Objective:
Every record must be repeated exactly; omit any pictures they contain.

[Plotting code records]
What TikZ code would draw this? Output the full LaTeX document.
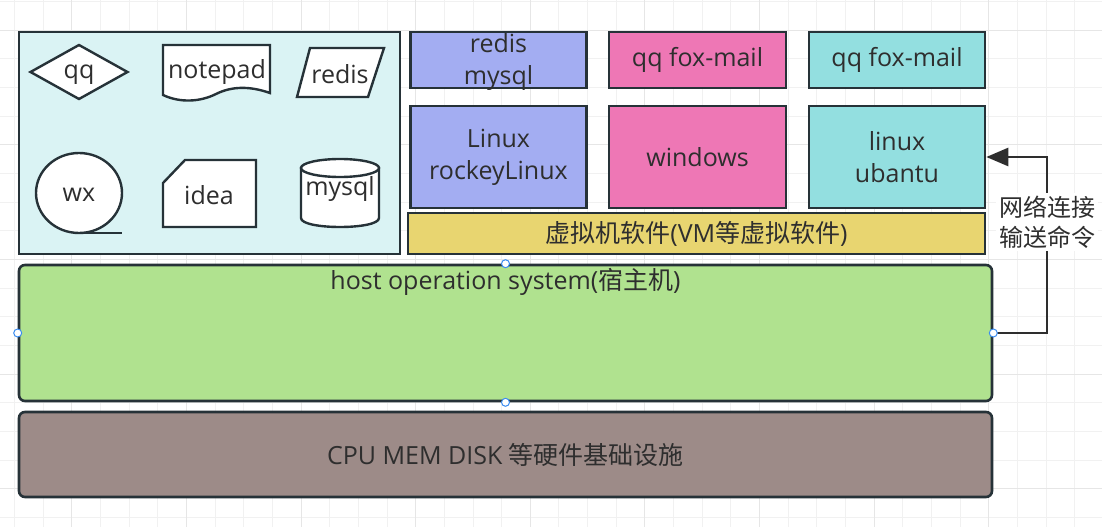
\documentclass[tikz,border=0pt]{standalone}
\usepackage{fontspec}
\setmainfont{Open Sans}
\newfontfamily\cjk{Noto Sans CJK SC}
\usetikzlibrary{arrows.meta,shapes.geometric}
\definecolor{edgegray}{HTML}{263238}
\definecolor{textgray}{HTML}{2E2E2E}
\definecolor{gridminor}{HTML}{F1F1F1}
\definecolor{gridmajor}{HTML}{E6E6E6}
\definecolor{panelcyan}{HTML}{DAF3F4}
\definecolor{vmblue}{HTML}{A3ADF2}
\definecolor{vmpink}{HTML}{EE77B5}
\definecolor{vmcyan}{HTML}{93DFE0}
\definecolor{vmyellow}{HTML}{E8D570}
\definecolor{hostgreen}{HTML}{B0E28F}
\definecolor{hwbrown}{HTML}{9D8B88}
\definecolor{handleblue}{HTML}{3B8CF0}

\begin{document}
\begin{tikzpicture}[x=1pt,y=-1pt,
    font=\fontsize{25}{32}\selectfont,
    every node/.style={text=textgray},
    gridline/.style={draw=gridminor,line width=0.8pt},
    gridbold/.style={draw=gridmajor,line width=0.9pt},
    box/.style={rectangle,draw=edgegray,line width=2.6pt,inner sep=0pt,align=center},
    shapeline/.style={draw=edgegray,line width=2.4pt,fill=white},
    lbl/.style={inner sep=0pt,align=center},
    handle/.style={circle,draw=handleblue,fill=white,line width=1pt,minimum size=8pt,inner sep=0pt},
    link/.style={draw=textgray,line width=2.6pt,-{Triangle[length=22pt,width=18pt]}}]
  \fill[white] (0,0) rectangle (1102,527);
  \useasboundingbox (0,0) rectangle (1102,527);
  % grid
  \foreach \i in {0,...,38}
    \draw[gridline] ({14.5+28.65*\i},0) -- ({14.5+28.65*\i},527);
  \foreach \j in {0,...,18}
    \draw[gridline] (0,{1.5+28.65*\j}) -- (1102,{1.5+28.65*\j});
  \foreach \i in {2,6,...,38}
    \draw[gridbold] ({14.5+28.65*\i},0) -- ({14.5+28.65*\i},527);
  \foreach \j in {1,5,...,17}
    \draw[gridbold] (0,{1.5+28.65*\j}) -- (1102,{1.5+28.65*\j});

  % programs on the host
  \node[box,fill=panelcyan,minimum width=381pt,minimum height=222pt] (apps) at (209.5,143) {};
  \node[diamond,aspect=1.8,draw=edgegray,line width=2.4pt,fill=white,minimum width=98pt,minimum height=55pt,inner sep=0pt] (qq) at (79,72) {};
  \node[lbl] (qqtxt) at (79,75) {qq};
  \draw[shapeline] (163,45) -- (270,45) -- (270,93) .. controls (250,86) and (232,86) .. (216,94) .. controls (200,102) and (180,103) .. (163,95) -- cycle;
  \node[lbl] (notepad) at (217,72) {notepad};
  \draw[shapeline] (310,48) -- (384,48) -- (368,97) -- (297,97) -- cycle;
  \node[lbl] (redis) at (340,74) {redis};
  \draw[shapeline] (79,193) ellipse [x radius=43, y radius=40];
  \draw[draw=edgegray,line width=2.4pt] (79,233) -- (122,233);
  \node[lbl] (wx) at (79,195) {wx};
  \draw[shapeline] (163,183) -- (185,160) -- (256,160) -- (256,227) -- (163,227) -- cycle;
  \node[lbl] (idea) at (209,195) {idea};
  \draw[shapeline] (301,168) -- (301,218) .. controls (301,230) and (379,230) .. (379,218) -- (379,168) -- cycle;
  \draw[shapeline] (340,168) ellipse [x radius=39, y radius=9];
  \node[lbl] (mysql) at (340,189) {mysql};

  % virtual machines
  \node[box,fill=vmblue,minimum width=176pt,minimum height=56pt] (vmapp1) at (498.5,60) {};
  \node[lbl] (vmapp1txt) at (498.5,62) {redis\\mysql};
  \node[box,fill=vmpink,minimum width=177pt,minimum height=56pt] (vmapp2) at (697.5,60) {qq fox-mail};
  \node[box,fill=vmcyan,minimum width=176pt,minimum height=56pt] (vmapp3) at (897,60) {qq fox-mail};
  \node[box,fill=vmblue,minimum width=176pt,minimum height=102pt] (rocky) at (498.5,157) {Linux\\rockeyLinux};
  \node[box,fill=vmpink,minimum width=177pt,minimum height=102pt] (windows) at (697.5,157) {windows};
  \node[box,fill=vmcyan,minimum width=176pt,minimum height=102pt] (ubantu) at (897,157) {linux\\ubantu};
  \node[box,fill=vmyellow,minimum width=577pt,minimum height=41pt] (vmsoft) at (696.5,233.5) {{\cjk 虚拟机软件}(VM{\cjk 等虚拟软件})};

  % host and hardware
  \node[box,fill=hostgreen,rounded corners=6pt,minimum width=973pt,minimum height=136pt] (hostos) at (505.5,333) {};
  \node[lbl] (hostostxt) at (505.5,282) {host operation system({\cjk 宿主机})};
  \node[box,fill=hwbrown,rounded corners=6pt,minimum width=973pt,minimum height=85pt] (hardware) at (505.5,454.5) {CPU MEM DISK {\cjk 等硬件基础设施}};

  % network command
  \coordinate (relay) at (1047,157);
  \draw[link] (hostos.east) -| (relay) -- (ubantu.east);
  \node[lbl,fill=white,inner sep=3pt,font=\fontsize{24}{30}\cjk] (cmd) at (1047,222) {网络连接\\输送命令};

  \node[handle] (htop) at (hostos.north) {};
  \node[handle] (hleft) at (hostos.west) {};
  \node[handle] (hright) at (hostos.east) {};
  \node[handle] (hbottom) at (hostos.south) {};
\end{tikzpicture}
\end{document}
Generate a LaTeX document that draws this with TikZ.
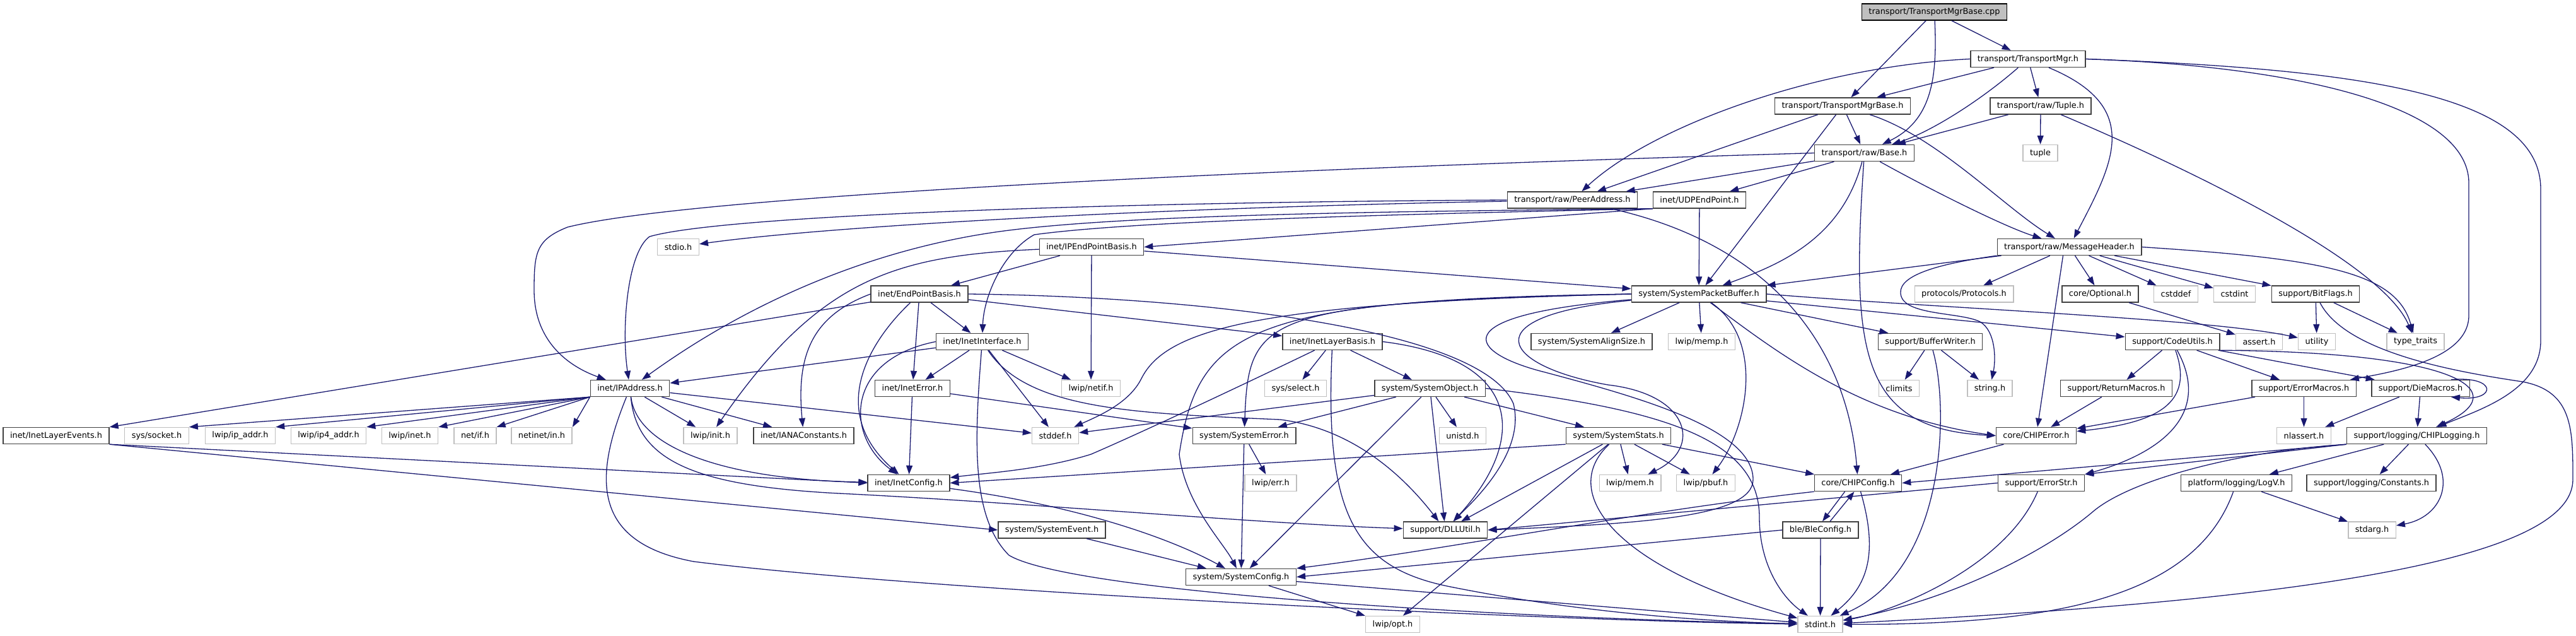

Answer to the task:
What TikZ code would draw this? Output the full LaTeX document.
\documentclass[tikz,border=0pt]{standalone}
\usepackage{fontspec}
\setmainfont{Open Sans}
\newfontfamily\cjk{Noto Sans CJK SC}
\usetikzlibrary{arrows.meta,shapes.geometric}
\definecolor{edgegray}{HTML}{263238}
\definecolor{textgray}{HTML}{2E2E2E}
\definecolor{gridminor}{HTML}{F1F1F1}
\definecolor{gridmajor}{HTML}{E6E6E6}
\definecolor{panelcyan}{HTML}{DAF3F4}
\definecolor{vmblue}{HTML}{A3ADF2}
\definecolor{vmpink}{HTML}{EE77B5}
\definecolor{vmcyan}{HTML}{93DFE0}
\definecolor{vmyellow}{HTML}{E8D570}
\definecolor{hostgreen}{HTML}{B0E28F}
\definecolor{hwbrown}{HTML}{9D8B88}
\definecolor{handleblue}{HTML}{3B8CF0}

\begin{document}
\begin{tikzpicture}[x=1pt,y=-1pt,
    font=\fontsize{25}{32}\selectfont,
    every node/.style={text=textgray},
    gridline/.style={draw=gridminor,line width=0.8pt},
    gridbold/.style={draw=gridmajor,line width=0.9pt},
    box/.style={rectangle,draw=edgegray,line width=2.6pt,inner sep=0pt,align=center},
    shapeline/.style={draw=edgegray,line width=2.4pt,fill=white},
    lbl/.style={inner sep=0pt,align=center},
    handle/.style={circle,draw=handleblue,fill=white,line width=1pt,minimum size=8pt,inner sep=0pt},
    link/.style={draw=textgray,line width=2.6pt,-{Triangle[length=22pt,width=18pt]}}]
  \fill[white] (0,0) rectangle (1102,527);
  \useasboundingbox (0,0) rectangle (1102,527);
  % grid
  \foreach \i in {0,...,38}
    \draw[gridline] ({14.5+28.65*\i},0) -- ({14.5+28.65*\i},527);
  \foreach \j in {0,...,18}
    \draw[gridline] (0,{1.5+28.65*\j}) -- (1102,{1.5+28.65*\j});
  \foreach \i in {2,6,...,38}
    \draw[gridbold] ({14.5+28.65*\i},0) -- ({14.5+28.65*\i},527);
  \foreach \j in {1,5,...,17}
    \draw[gridbold] (0,{1.5+28.65*\j}) -- (1102,{1.5+28.65*\j});

  % programs on the host
  \node[box,fill=panelcyan,minimum width=381pt,minimum height=222pt] (apps) at (209.5,143) {};
  \node[diamond,aspect=1.8,draw=edgegray,line width=2.4pt,fill=white,minimum width=98pt,minimum height=55pt,inner sep=0pt] (qq) at (79,72) {};
  \node[lbl] (qqtxt) at (79,75) {qq};
  \draw[shapeline] (163,45) -- (270,45) -- (270,93) .. controls (250,86) and (232,86) .. (216,94) .. controls (200,102) and (180,103) .. (163,95) -- cycle;
  \node[lbl] (notepad) at (217,72) {notepad};
  \draw[shapeline] (310,48) -- (384,48) -- (368,97) -- (297,97) -- cycle;
  \node[lbl] (redis) at (340,74) {redis};
  \draw[shapeline] (79,193) ellipse [x radius=43, y radius=40];
  \draw[draw=edgegray,line width=2.4pt] (79,233) -- (122,233);
  \node[lbl] (wx) at (79,195) {wx};
  \draw[shapeline] (163,183) -- (185,160) -- (256,160) -- (256,227) -- (163,227) -- cycle;
  \node[lbl] (idea) at (209,195) {idea};
  \draw[shapeline] (301,168) -- (301,218) .. controls (301,230) and (379,230) .. (379,218) -- (379,168) -- cycle;
  \draw[shapeline] (340,168) ellipse [x radius=39, y radius=9];
  \node[lbl] (mysql) at (340,189) {mysql};

  % virtual machines
  \node[box,fill=vmblue,minimum width=176pt,minimum height=56pt] (vmapp1) at (498.5,60) {};
  \node[lbl] (vmapp1txt) at (498.5,62) {redis\\mysql};
  \node[box,fill=vmpink,minimum width=177pt,minimum height=56pt] (vmapp2) at (697.5,60) {qq fox-mail};
  \node[box,fill=vmcyan,minimum width=176pt,minimum height=56pt] (vmapp3) at (897,60) {qq fox-mail};
  \node[box,fill=vmblue,minimum width=176pt,minimum height=102pt] (rocky) at (498.5,157) {Linux\\rockeyLinux};
  \node[box,fill=vmpink,minimum width=177pt,minimum height=102pt] (windows) at (697.5,157) {windows};
  \node[box,fill=vmcyan,minimum width=176pt,minimum height=102pt] (ubantu) at (897,157) {linux\\ubantu};
  \node[box,fill=vmyellow,minimum width=577pt,minimum height=41pt] (vmsoft) at (696.5,233.5) {{\cjk 虚拟机软件}(VM{\cjk 等虚拟软件})};

  % host and hardware
  \node[box,fill=hostgreen,rounded corners=6pt,minimum width=973pt,minimum height=136pt] (hostos) at (505.5,333) {};
  \node[lbl] (hostostxt) at (505.5,282) {host operation system({\cjk 宿主机})};
  \node[box,fill=hwbrown,rounded corners=6pt,minimum width=973pt,minimum height=85pt] (hardware) at (505.5,454.5) {CPU MEM DISK {\cjk 等硬件基础设施}};

  % network command
  \coordinate (relay) at (1047,157);
  \draw[link] (hostos.east) -| (relay) -- (ubantu.east);
  \node[lbl,fill=white,inner sep=3pt,font=\fontsize{24}{30}\cjk] (cmd) at (1047,222) {网络连接\\输送命令};

  \node[handle] (htop) at (hostos.north) {};
  \node[handle] (hleft) at (hostos.west) {};
  \node[handle] (hright) at (hostos.east) {};
  \node[handle] (hbottom) at (hostos.south) {};
\end{tikzpicture}
\end{document}
Generate a LaTeX document that draws this with TikZ.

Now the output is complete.